Kakalios agrees. “Sometimes the decision comes down to: does Hollywood want to antagonize a million rabid fans or one physics professor from Minnesota,” he says. “I know the decision I’d make and I’m the physics professor from Minnesota!”

Johnson also thinks that the movie industry hasn’t yet learned the value a science adviser can add. “Writers and directors still think of us as a necessary evil to check a couple of things so that they aren’t glaringly wrong, and no-one knows what stage to call us in. It is changing in a positive direction but there is a long way to go.” According to Johnson, ideally a writer working on a science-heavy film should talk to a scientist at an early stage, when they can offer ideas that improve the story and ensure that the science isn’t just there for decoration.

As with most industries, however, it comes down to money. “Until they [filmmakers] realize that it makes sense monetarily to do it, change will be slow,” Johnson concludes. But with the highest grossing film ever at the time of writing being Marvel’s Avengers: Endgame – a film franchise that frequently uses science advisers – perhaps we’ll be seeing fewer scenes like Lucy’s brain myth.

Science advisers on good movie science

Tornado

Because of my fascination with severe weather and natural disasters, two of my favourite science movies are Twister (1996) and Dante’s Peak (1997). And while doing my own research into these films, I discovered in fact that both used science advisers. Meteorologists at the National Oceanic and Atmospheric Administration’s Severe Storms Laboratory taught the Twister crew about storm chasing, and volcanologists at the United States Geological Survey were technical consultants on Dante’s Peak.

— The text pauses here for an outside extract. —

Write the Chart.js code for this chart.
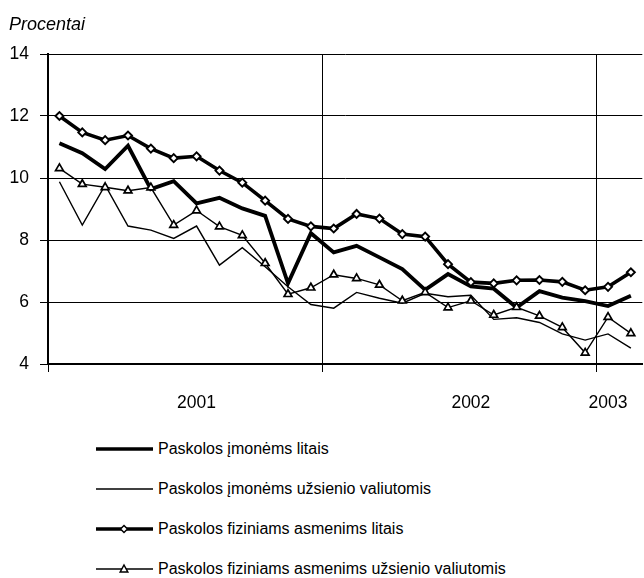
<!DOCTYPE html>
<html>
<head>
<meta charset="utf-8">
<script src="https://cdn.jsdelivr.net/npm/chart.js@4/dist/chart.umd.min.js"></script>
<style>
  html, body { margin: 0; padding: 0; background: #fff; overflow: hidden; width: 644px; height: 578px; }
  #wrap { position: relative; width: 644px; height: 578px; overflow: hidden; }
  #c { position: absolute; left: 0; top: 0; }
  .leg { position: absolute; left: 96px; height: 20px; font-family: "Liberation Sans", Arial, sans-serif; font-size: 16px; color: #000; white-space: nowrap; }
  .leg svg { position: absolute; left: 0; top: 0; }
  .leg span { position: absolute; left: 62px; top: 0; line-height: 20px; }
</style>
</head>
<body>
<div id="wrap">
  <canvas id="c" width="652" height="420"></canvas>
  <div class="leg" style="top:439px">
    <svg width="60" height="20"><line x1="0" y1="10" x2="57" y2="10" stroke="#000" stroke-width="3.5"/></svg>
    <span>Paskolos įmonėms litais</span>
  </div>
  <div class="leg" style="top:479px">
    <svg width="60" height="20"><line x1="0" y1="10" x2="57" y2="10" stroke="#000" stroke-width="1.3"/></svg>
    <span>Paskolos įmonėms užsienio valiutomis</span>
  </div>
  <div class="leg" style="top:519px">
    <svg width="60" height="20"><line x1="0" y1="10" x2="57" y2="10" stroke="#000" stroke-width="3.5"/><polygon points="28,6.5 31.5,10 28,13.5 24.5,10" fill="#fff" stroke="#000" stroke-width="1.5"/></svg>
    <span>Paskolos fiziniams asmenims litais</span>
  </div>
  <div class="leg" style="top:559px">
    <svg width="60" height="20"><line x1="0" y1="10" x2="57" y2="10" stroke="#000" stroke-width="1.3"/><polygon points="28,6 31.8,13 24.2,13" fill="#fff" stroke="#000" stroke-width="1.5"/></svg>
    <span>Paskolos fiziniams asmenims užsienio valiutomis</span>
  </div>
</div>
<script>
// Months: January 2001 - February 2003
const categories = [
  '2001-01','2001-02','2001-03','2001-04','2001-05','2001-06','2001-07','2001-08','2001-09','2001-10','2001-11','2001-12',
  '2002-01','2002-02','2002-03','2002-04','2002-05','2002-06','2002-07','2002-08','2002-09','2002-10','2002-11','2002-12',
  '2003-01','2003-02'
];
const yearLabels = ['2001', '2002', '2003'];
const yearLabelIndex = [6, 18, 24];
const yearBoundaryIndex = [0, 12, 24];
const yTickValues = [4, 6, 8, 10, 12, 14];

const seriesNames = [
  'Paskolos įmonėms litais',
  'Paskolos įmonėms užsienio valiutomis',
  'Paskolos fiziniams asmenims litais',
  'Paskolos fiziniams asmenims užsienio valiutomis'
];
const imonemsLitais = [11.12, 10.8, 10.29, 11.04, 9.64, 9.9, 9.18, 9.36, 9.02, 8.78, 6.6, 8.22, 7.6, 7.81, 7.44, 7.06, 6.39, 6.9, 6.5, 6.43, 5.82, 6.35, 6.14, 6.03, 5.87, 6.2];
const imonemsValiuta = [9.88, 8.48, 9.77, 8.45, 8.32, 8.05, 8.45, 7.19, 7.75, 7.14, 6.49, 5.92, 5.8, 6.31, 6.12, 5.96, 6.28, 6.17, 6.22, 5.44, 5.49, 5.34, 4.97, 4.77, 4.97, 4.51];
const fiziniamsLitais = [12.0, 11.47, 11.22, 11.37, 10.95, 10.64, 10.7, 10.24, 9.85, 9.27, 8.68, 8.44, 8.37, 8.84, 8.69, 8.19, 8.11, 7.22, 6.64, 6.6, 6.7, 6.71, 6.65, 6.38, 6.49, 6.96];
const fiziniamsValiuta = [10.31, 9.8, 9.7, 9.59, 9.69, 8.48, 8.95, 8.43, 8.15, 7.25, 6.25, 6.46, 6.88, 6.76, 6.55, 6.04, 6.31, 5.82, 6.04, 5.58, 5.83, 5.55, 5.18, 4.36, 5.51, 4.99];

const FONT = '"Liberation Sans", Arial, sans-serif';

const unitLabel = {
  id: 'unitLabel',
  afterDraw(chart) {
    const ctx = chart.ctx;
    ctx.save();
    ctx.fillStyle = '#000';
    ctx.font = 'italic 18px ' + FONT;
    ctx.textAlign = 'left';
    ctx.textBaseline = 'alphabetic';
    ctx.fillText('Procentai', 9, 30);
    ctx.restore();
  }
};

new Chart(document.getElementById('c'), {
  type: 'line',
  data: {
    labels: categories,
    datasets: [
      { label: seriesNames[0], data: imonemsLitais, borderColor: '#000', borderWidth: 3.8, pointRadius: 0, tension: 0, order: 2 },
      { label: seriesNames[1], data: imonemsValiuta, borderColor: '#000', borderWidth: 1.4, pointRadius: 0, tension: 0, order: 3 },
      { label: seriesNames[2], data: fiziniamsLitais, borderColor: '#000', borderWidth: 3.6, pointStyle: 'rectRot', pointRadius: 4, pointBackgroundColor: '#fff', pointBorderColor: '#000', pointBorderWidth: 1.9, tension: 0, order: 0 },
      { label: seriesNames[3], data: fiziniamsValiuta, borderColor: '#000', borderWidth: 1.4, pointStyle: 'triangle', pointRadius: 4.5, pointBackgroundColor: '#fff', pointBorderColor: '#000', pointBorderWidth: 1.7, tension: 0, order: 1 }
    ]
  },
  options: {
    responsive: false,
    animation: false,
    layout: { padding: { top: 54, right: 4, left: 0, bottom: 0 } },
    plugins: { legend: { display: false }, tooltip: { enabled: false }, title: { display: false } },
    elements: { point: { hoverRadius: 0 } },
    scales: {
      x: {
        type: 'category',
        offset: true,
        afterFit(scale) { scale.height = 56; },
        border: { display: true, color: '#000', width: 2 },
        grid: {
          offset: true,
          drawTicks: true,
          tickLength: 8,
          lineWidth: 1,
          color: (ctx) => yearBoundaryIndex.includes(ctx.index) ? '#000' : 'rgba(0,0,0,0)'
        },
        ticks: {
          autoSkip: false,
          maxRotation: 0,
          minRotation: 0,
          padding: 21,
          color: '#000',
          font: { family: FONT, size: 17.5 },
          callback: (val, i) => {
            const k = yearLabelIndex.indexOf(i);
            return k >= 0 ? yearLabels[k] : '';
          }
        }
      },
      y: {
        min: 4,
        max: 14,
        afterFit(scale) { scale.width = 48; },
        afterBuildTicks(scale) { scale.ticks = yTickValues.map(v => ({ value: v })); },
        border: { display: true, color: '#000', width: 2 },
        grid: { color: '#000', lineWidth: 1, drawTicks: true, tickLength: 8 },
        ticks: {
          padding: 11,
          color: '#000',
          font: { family: FONT, size: 17.5 },
          callback: (v) => String(v)
        }
      }
    }
  },
  plugins: [unitLabel]
});
</script>
</body>
</html>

But what about the science advisers I spoke to for this article? What are their favourite depictions of physics on screen?

“I loved the world created in Star Wars,” says Rhett Allain. “And things like the visual of the black hole in Interstellar.” As for Kevin Grazier, he cites 2010: the Year We Make Contact (1985) as a favourite, referring to the sequel of the 1968 classic 2001: A Space Odyssey. “What is interesting is that two of the most exciting scenes in that movie involve getting a relative velocity under the escape velocity and getting a relative velocity over the escape velocity,” Grazier says.

Most science advisers I spoke to, however, highlighted the 2015 Ridley Scott epic The Martian as an example of a movie that represents science well. “I think The Martian did a very good job of sticking pretty darn close to scientifically respectable ideas and, even better than that, it was really a window into doing science in a very high-pressure environment,” says Sean Carroll. “That is what I liked most of all; not the facts about the science being right or wrong, but some impression of how science gets done.”

Clifford Johnson has high praise too for The Martian, which starred Matt Damon struggling to survive alone on the red planet. “One of the things that The Martian did extremely well – which is rare to see – is showing the scientific process,” he explains. “There are entire scenes where we watch the lead character try and figure stuff out to improve his situation; he does experiments; he makes mistakes and tries again. You hardly ever see that in movies.”

“The other thing that was great about that movie was showing the collaboration between scientists,” Johnson continues. “You see the lead character working with his colleagues on Earth and you get to see a full spectrum of different people who can be scientists.”